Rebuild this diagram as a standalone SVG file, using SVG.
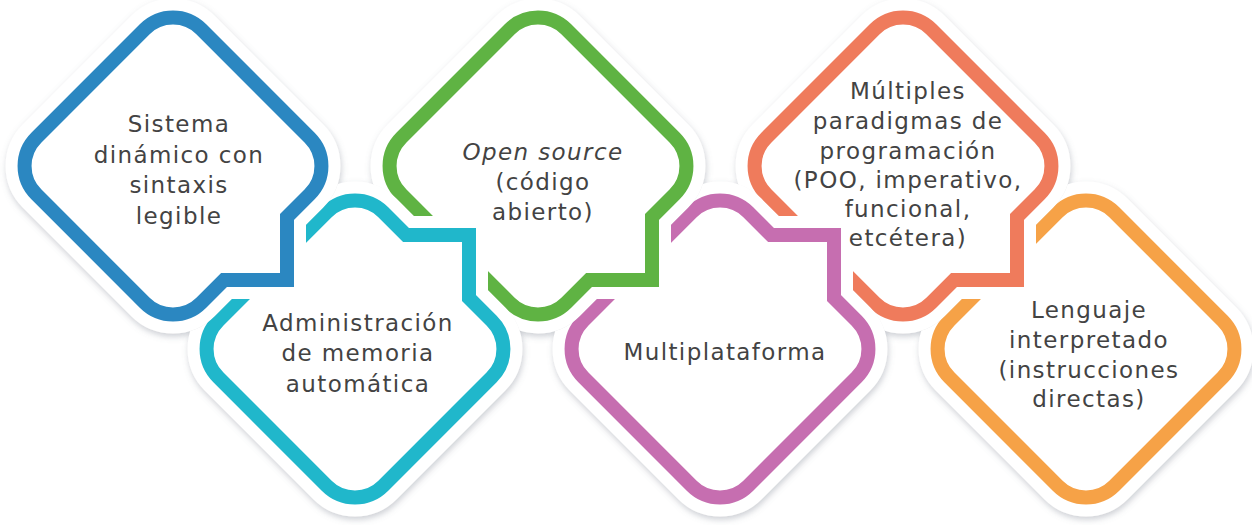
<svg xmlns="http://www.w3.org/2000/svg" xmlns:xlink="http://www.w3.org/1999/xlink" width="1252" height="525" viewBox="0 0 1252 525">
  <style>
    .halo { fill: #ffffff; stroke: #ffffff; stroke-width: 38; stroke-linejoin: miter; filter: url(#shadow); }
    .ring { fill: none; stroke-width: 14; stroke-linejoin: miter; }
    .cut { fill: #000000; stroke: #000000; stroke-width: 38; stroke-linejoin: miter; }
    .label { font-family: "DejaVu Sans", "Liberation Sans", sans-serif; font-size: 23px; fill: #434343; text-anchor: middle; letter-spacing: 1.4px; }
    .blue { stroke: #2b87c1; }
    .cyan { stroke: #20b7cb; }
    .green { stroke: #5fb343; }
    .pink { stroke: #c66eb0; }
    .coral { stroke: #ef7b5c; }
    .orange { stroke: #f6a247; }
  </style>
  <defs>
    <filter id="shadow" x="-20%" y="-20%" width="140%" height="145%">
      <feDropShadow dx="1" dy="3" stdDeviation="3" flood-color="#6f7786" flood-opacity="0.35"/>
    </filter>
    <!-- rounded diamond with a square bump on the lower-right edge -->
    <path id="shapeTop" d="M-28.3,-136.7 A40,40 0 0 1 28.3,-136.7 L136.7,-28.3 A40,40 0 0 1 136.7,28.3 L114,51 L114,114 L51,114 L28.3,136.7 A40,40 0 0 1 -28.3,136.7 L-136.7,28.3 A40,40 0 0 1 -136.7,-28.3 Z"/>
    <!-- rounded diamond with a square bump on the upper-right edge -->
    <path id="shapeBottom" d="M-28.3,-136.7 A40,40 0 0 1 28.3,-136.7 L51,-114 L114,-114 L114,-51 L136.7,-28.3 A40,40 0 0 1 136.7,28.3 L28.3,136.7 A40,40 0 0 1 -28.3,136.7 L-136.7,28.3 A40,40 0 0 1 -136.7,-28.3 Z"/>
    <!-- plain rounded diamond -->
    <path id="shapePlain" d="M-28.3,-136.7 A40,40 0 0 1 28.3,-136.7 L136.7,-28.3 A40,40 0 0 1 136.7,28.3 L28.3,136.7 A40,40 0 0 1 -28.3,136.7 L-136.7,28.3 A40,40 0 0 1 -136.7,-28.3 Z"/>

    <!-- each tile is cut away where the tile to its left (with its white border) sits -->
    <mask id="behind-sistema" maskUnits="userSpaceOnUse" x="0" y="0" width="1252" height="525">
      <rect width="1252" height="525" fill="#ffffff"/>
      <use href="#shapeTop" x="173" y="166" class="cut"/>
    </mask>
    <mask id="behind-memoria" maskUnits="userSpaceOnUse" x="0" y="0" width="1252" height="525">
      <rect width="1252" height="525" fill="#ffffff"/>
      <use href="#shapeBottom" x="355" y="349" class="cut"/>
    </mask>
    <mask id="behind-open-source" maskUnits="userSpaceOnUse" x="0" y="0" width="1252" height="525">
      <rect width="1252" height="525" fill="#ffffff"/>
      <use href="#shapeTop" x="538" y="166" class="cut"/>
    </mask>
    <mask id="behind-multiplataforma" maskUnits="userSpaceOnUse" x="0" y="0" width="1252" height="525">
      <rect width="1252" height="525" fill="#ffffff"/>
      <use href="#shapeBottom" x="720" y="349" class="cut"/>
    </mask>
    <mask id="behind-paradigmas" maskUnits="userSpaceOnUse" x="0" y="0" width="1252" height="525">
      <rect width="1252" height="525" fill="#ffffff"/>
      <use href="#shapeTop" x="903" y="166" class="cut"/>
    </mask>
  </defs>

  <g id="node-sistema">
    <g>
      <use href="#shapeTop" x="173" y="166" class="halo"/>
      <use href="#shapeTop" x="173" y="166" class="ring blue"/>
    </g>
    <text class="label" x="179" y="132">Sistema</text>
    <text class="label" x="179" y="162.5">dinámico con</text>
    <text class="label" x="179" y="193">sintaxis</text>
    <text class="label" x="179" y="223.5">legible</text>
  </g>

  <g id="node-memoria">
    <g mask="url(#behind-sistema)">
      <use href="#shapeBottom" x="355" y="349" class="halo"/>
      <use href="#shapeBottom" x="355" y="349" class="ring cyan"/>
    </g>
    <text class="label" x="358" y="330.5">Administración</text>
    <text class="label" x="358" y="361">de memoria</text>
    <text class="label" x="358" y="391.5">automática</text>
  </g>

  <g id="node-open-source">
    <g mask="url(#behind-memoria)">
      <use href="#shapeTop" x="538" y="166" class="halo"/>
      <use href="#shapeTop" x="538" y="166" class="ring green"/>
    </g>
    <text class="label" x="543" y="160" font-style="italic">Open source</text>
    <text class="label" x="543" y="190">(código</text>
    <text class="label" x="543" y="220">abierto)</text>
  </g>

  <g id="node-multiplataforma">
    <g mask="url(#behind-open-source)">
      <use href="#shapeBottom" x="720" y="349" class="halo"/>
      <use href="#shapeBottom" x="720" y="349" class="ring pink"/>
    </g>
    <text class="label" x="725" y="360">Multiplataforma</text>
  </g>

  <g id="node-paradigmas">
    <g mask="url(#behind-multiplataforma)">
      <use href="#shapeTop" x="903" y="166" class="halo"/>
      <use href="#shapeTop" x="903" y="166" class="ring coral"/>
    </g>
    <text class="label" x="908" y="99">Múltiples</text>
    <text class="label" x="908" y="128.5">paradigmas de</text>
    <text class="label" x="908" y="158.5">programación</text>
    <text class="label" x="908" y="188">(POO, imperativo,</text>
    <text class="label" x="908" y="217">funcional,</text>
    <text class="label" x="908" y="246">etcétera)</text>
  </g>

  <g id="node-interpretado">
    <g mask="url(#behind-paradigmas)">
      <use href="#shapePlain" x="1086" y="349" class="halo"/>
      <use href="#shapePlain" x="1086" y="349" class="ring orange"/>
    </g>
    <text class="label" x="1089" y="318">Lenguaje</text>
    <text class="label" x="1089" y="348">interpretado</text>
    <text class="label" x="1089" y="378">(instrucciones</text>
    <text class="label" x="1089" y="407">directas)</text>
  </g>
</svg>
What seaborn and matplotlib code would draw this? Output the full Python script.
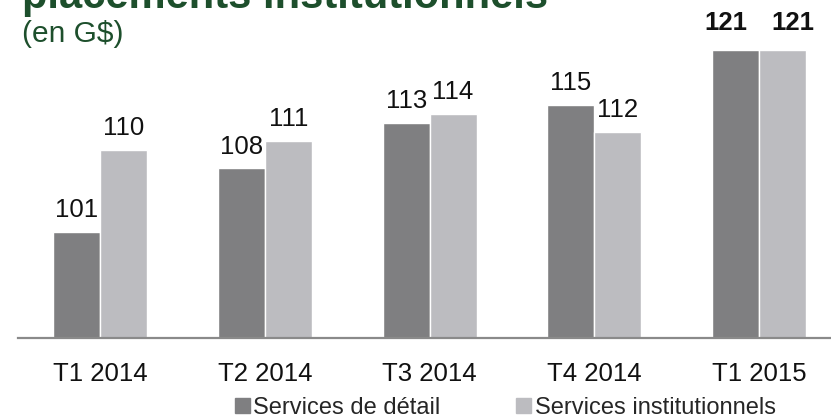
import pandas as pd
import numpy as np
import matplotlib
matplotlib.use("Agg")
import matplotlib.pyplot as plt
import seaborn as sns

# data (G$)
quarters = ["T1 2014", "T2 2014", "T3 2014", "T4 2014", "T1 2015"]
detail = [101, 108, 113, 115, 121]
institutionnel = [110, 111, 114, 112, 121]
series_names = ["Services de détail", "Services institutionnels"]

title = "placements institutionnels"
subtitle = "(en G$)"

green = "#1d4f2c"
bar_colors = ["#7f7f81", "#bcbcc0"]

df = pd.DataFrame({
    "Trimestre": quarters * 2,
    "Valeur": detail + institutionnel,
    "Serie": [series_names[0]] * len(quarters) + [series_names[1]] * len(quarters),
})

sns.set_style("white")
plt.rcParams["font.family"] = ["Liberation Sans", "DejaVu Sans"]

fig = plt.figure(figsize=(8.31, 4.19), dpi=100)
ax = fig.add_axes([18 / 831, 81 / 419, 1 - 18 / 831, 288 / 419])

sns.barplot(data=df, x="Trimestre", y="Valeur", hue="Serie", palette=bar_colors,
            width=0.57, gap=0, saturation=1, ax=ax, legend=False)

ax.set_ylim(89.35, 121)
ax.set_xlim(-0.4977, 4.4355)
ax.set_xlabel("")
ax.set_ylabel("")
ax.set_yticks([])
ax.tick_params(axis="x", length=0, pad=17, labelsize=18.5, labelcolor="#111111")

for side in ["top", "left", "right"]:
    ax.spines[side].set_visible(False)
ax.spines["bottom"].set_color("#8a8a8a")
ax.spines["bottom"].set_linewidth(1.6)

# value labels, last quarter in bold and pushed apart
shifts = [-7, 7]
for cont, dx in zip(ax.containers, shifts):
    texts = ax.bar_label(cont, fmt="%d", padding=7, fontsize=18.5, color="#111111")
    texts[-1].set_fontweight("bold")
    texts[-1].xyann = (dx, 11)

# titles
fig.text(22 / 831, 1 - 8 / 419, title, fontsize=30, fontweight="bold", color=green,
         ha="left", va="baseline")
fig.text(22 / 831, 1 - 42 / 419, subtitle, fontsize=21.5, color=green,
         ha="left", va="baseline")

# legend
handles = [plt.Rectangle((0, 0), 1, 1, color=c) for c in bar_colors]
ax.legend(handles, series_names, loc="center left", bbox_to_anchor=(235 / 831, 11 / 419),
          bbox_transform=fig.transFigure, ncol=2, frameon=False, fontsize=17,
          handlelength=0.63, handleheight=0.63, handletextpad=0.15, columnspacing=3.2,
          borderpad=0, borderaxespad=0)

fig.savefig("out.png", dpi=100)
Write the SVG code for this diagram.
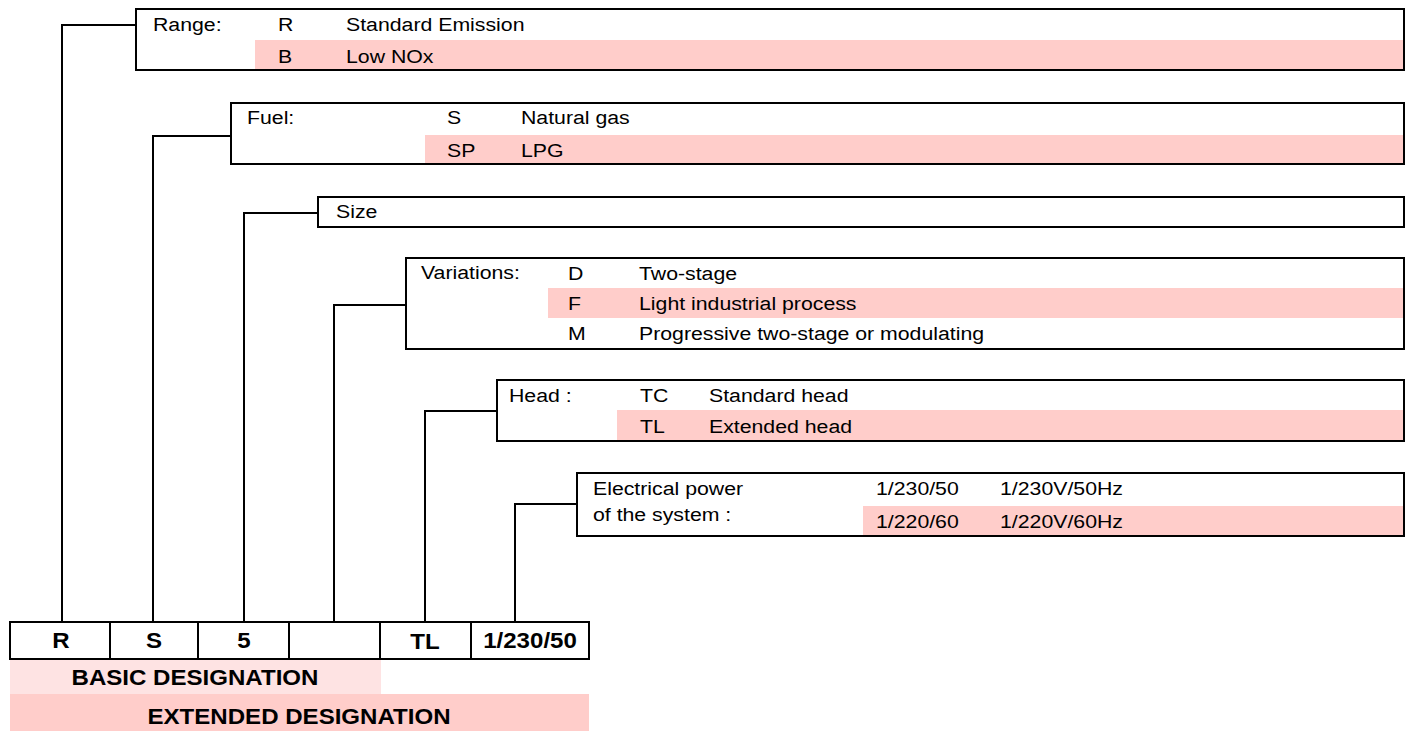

——

Give only the count of lines in this material that contain the string "seaborn".

Task answer —
2